Volcanoes release dust particles (a type of aerosol) into the atmosphere and big eruptions can change the climate for several years. The eruptions of El Chichón in Mexico in 1982 and Mount Pinatubo in The Philippines in 1991 each reduced the average temperature by a few tenths of a degree Celsius for several years.
Heat is constantly being exchanged between the ocean and atmosphere. Sometimes, there is an overall transfer from ocean to atmosphere while at other times, the reverse occurs. The most familiar example of this cycling is the El Niño Southern Oscillation (ENSO), which has warm and cold phases that last several months.

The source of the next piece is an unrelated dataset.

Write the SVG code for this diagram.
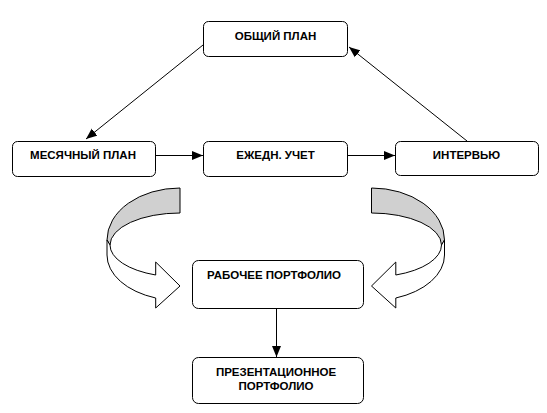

In the warm phase (El Niño), warm water accumulates at the surface of the eastern Pacific Ocean and the heat transferred to the atmosphere causes higher than average global surface temperature. The strong El Niño event in 2015 contributed around 10% of the record warming that year. In the cold phase (La Niña), the overall transfer of heat from atmosphere to ocean lowers the average temperature across the Earth’s surface temporarily.
Other natural cycles involving heat transfer between ocean and atmosphere include the Atlantic Multidecadal Oscillation (AMO), the Pacific Decadal Oscillation (PDO) and the Indian Ocean Dipole (IOD). While ENSO can lead to warmer or colder years, these other cycles occur over longer time periods and can amplify or dampen human-caused warming for a decade or longer.